Gradient Instability: A frequent and particularly frustrating problem involved the gradients of their implementations occasionally becoming NaN (Not a Number) during training. This catastrophic failure mode effectively halts learning, as the optimization process relies on these gradients to adjust model parameters. The exact reasons for this instability can be myriad, often pointing to numerical precision issues, exploding gradients, or delicate interactions within the differentiable memory access mechanisms. It suggests that while the concept of differentiability is powerful, its practical application in such complex architectures demands extreme care in implementation.
Slow Convergence: Another common complaint was the issue of slow convergence. While an implementation might eventually learn the desired tasks, the sheer number of training steps required to reach a satisfactory performance level could be prohibitively long. This impacts the feasibility of experimenting with NTMs on larger datasets or more complex problems, making them less attractive than other, more rapidly trainable architectures.
Lack of Performance Reporting: Some implementations, while available, simply did not provide clear benchmarks or reports on their learning speed or stability, leaving potential users in the dark regarding their practical utility.

These persistent challenges highlight that while the theoretical elegance of NTMs is compelling, their practical application demands not just conceptual understanding but also a deep mastery of numerical stability, optimization techniques, and careful architectural design.

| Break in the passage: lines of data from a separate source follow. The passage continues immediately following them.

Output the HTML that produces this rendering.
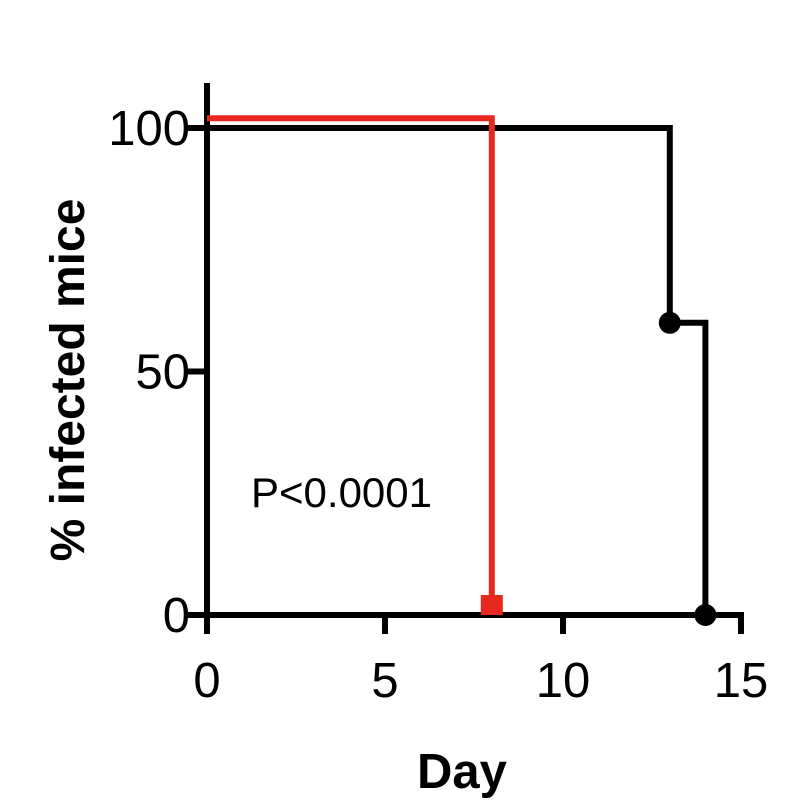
<!DOCTYPE html>
<html><head><meta charset="utf-8"><style>
html,body{margin:0;padding:0;background:#fff;}
svg{display:block;font-family:"Liberation Sans",Arial,sans-serif;}
</style></head><body>
<svg id="chart" width="788" height="803" viewBox="0 0 788 803"></svg>
<script>
const xTicks=[0,5,10,15];
const yTicks=[0,50,100];
const redX=[0,8,8];
const redY=[102,102,0];
const blackX=[0,13,13,14,14];
const blackY=[100,100,60,60,0];
const blackMarkX=[13,14];
const blackMarkY=[60,0];
const redMarkX=[8];
const redMarkY=[0];
const pLabel="P<0.0001";

const NS="http://www.w3.org/2000/svg";
const svg=document.getElementById('chart');
const sx=v=>207+v*(741-207)/15;
const sy=v=>615-v*(615-128)/100;
function mk(tag,attrs,parent){const e=document.createElementNS(NS,tag);for(const k in attrs)e.setAttribute(k,attrs[k]);(parent||svg).appendChild(e);return e;}

const yAxis=mk('line',{x1:sx(0),y1:83,x2:sx(0),y2:634,stroke:'#000','stroke-width':6});


const xAxis=mk('line',{x1:sx(0)-2,y1:sy(0),x2:sx(15)+3,y2:sy(0),stroke:'#000','stroke-width':6});



xTicks.forEach(t=>{
  const l=mk('line',{x1:sx(t),y1:sy(0),x2:sx(t),y2:634,stroke:'#000','stroke-width':6});
  
  
  const tx=mk('text',{x:sx(t),y:697,'font-size':49,'text-anchor':'middle',fill:'#000'});
  tx.textContent=t;
  
  
});
yTicks.forEach(t=>{
  const l=mk('line',{x1:188,y1:sy(t),x2:sx(0),y2:sy(t),stroke:'#000','stroke-width':6});
  
  
  const tx=mk('text',{x:190,y:sy(t)+17,'font-size':49,'text-anchor':'end',fill:'#000'});
  tx.textContent=t;
  
  
});

function pts(xs,ys){return xs.map((x,i)=>sx(x)+','+sy(ys[i])).join(' ');}
const bl=mk('polyline',{points:pts(blackX,blackY),fill:'none',stroke:'#000','stroke-width':6,'stroke-linejoin':'miter'});


const rl=mk('polyline',{points:pts(redX,redY),fill:'none',stroke:'#e8281e','stroke-width':6,'stroke-linejoin':'miter'});


blackMarkX.forEach((x,i)=>{
  const c=mk('circle',{cx:sx(x),cy:sy(blackMarkY[i]),r:11,fill:'#000'});
  
  
});
redMarkX.forEach((x,i)=>{
  const r=mk('rect',{x:sx(x)-11,y:sy(redMarkY[i])-20,width:22,height:20,fill:'#e8281e'});
  
  
});

const p=mk('text',{x:251,y:507,'font-size':42,fill:'#000'});
p.textContent=pLabel;


const xt=mk('text',{x:462,y:788,'font-size':49,'font-weight':'bold','text-anchor':'middle',fill:'#000'});
xt.textContent='Day';


const yt=mk('text',{x:0,y:0,'font-size':48,'font-weight':'bold','text-anchor':'middle',fill:'#000',transform:'translate(84,380) rotate(-90)'});
yt.textContent='% infected mice';


</script>
</body></html>
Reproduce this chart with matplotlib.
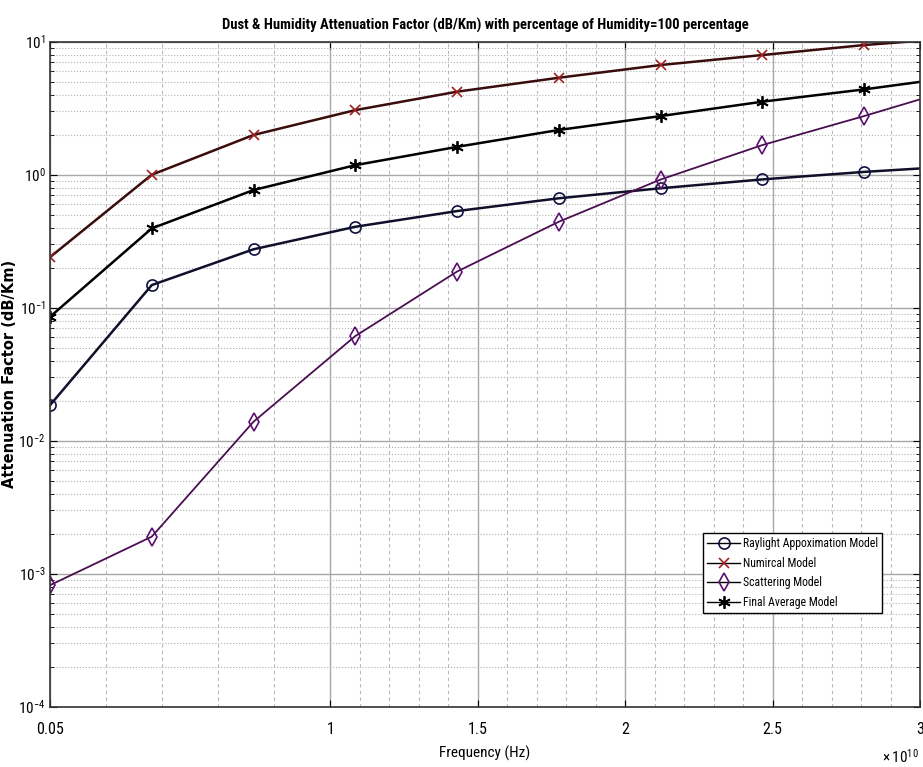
import matplotlib
matplotlib.use('Agg')
import matplotlib.pyplot as plt
from matplotlib.ticker import FixedLocator, LogLocator, NullFormatter
import numpy as np

NARROW = ['Roboto Condensed', 'Liberation Sans Narrow', 'Liberation Sans', 'DejaVu Sans']
plt.rcParams['font.family'] = NARROW
plt.rcParams['mathtext.fontset'] = 'custom'
plt.rcParams['mathtext.rm'] = 'Roboto Condensed'

# frequency in units of 1e10 Hz
freq = [0.05, 0.395, 0.74, 1.085, 1.43, 1.775, 2.12, 2.465, 2.81, 3.155]
rayleigh = [0.0185, 0.148, 0.275, 0.406, 0.533, 0.665, 0.791, 0.922, 1.05, 1.17]
numerical = [0.24, 1.0, 1.99, 3.06, 4.21, 5.36, 6.68, 7.94, 9.44, 10.8]
scattering = [8.2e-4, 1.9e-3, 0.0139, 0.0612, 0.187, 0.443, 0.92, 1.67, 2.76, 4.67]
average = [0.0855, 0.395, 0.767, 1.18, 1.62, 2.17, 2.76, 3.54, 4.38, 5.55]

xticks = [0.05, 1, 1.5, 2, 2.5, 3]
xminor = [0.24, 0.43, 0.62, 0.81] + [round(1 + 0.1 * i, 1) for i in range(1, 20) if i % 5 != 0]

fig = plt.figure(figsize=(9.23, 7.67), dpi=100)
ax = fig.add_axes([0.0542, 0.0786, 0.9426, 0.867])

ax.plot(freq, rayleigh, '-', color='#10102a', lw=1.8, marker='o', ms=8,
        mfc='none', mec='#101040', mew=1.2, label='Raylight Appoximation Model')
ax.plot(freq, numerical, '-', color='#3a0c0c', lw=1.8, marker='x', ms=7,
        mec='#a02020', mew=1.2, label='Numircal Model')
ax.plot(freq, scattering, '-', color='#4a0f50', lw=1.3, marker='d', ms=9,
        mfc='none', mec='#5a1070', mew=1.2, label='Scattering Model')
ax.plot(freq, average, '-', color='black', lw=1.8, marker=(6, 2, 0), ms=9,
        mew=1.3, label='Final Average Model')

ax.set_yscale('log')
ax.set_xlim(0.05, 3)
ax.set_ylim(1e-4, 10)

ax.xaxis.set_major_locator(FixedLocator(xticks))
ax.set_xticklabels(['0.05', '1', '1.5', '2', '2.5', '3'])
ax.xaxis.set_minor_locator(FixedLocator(xminor))
ax.yaxis.set_minor_locator(LogLocator(base=10, subs=np.arange(2, 10), numticks=20))
ax.yaxis.set_minor_formatter(NullFormatter())
ax.set_yticks([1e-4, 1e-3, 1e-2, 1e-1, 1, 10])
ax.set_yticklabels([r'$\mathregular{10^{-4}}$', r'$\mathregular{10^{-3}}$', r'$\mathregular{10^{-2}}$',
                    r'$\mathregular{10^{-1}}$', r'$\mathregular{10^{0}}$', r'$\mathregular{10^{1}}$'])

ax.grid(which='major', color='#a8a8a8', lw=1.0, ls='-')
ax.yaxis.grid(which='minor', color='#b0b0b0', lw=0.8, ls=':')
ax.xaxis.grid(which='minor', color='#b8b8b8', lw=0.8, ls=(0, (3, 3)))
ax.set_axisbelow(True)

ax.tick_params(which='both', direction='in', top=True, right=True)
ax.tick_params(axis='x', which='major', length=5, pad=11, labelsize=11.5)
ax.tick_params(axis='y', which='major', length=5, pad=3, labelsize=11)
ax.tick_params(which='minor', length=3)
ax.tick_params(axis='x', which='minor', length=0)
for s in ax.spines.values():
    s.set_linewidth(1.2)
    s.set_color('#333333')

ax.set_title('Dust & Humidity Attenuation Factor (dB/Km) with percentage of Humidity=100 percentage',
             fontsize=10.5, fontweight='bold', pad=9)
ax.set_xlabel('Frequency (Hz)', fontsize=11, labelpad=6)
ax.set_ylabel('Attenuation Factor (dB/Km)', fontsize=10.5, fontweight='bold',
              family=['DejaVu Sans'])
ax.yaxis.set_label_coords(-0.038, 0.5)
ax.text(0.999, -0.062, r'$\mathregular{\times\,10^{10}}$', transform=ax.transAxes,
        ha='right', va='top', fontsize=11)

leg = ax.legend(loc='lower right', bbox_to_anchor=(0.956, 0.141), fontsize=8.5,
                fancybox=False, edgecolor='black', framealpha=1, borderpad=0.35,
                borderaxespad=0, handlelength=2.8, handletextpad=0.2, labelspacing=0.55)
leg.get_frame().set_linewidth(1.0)
for h in leg.get_lines():
    h.set_color('black')
    h.set_linewidth(1.0)

fig.savefig('out.png', dpi=100)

It's a testament to the fact that even brilliant ideas can be stubbornly resistant to mundane implementation.

Successors and Related Concepts

The intellectual lineage of Neural Turing Machines did not terminate with their initial publication; rather, they served as a foundational stepping stone for subsequent, more refined architectures. A direct and significant outgrowth of NTMs are the Differentiable Neural Computers (DNCs). Introduced by researchers at DeepMind, DNCs build upon the core principles of NTMs but enhance them with more sophisticated attention mechanisms. These advanced mechanisms provide a finer-grained control over how the memory is accessed and utilized, allowing the network to allocate memory, link memory locations, and navigate its external store in a more structured and efficient manner.

Essentially, DNCs refine the "how" of memory interaction. While NTMs demonstrated the possibility of differentiable memory, DNCs introduced richer forms of attentional addressing (e.g., content-based, location-based, and temporal linking) that allow for more complex data structures and retrieval patterns. This improved control over memory activity translates directly into enhanced performance on a wider array of complex tasks, demonstrating a more robust and flexible capacity for algorithmic learning and reasoning. The evolution from NTMs to DNCs exemplifies the iterative refinement inherent in AI research, where initial breakthroughs pave the way for increasingly capable and nuanced systems.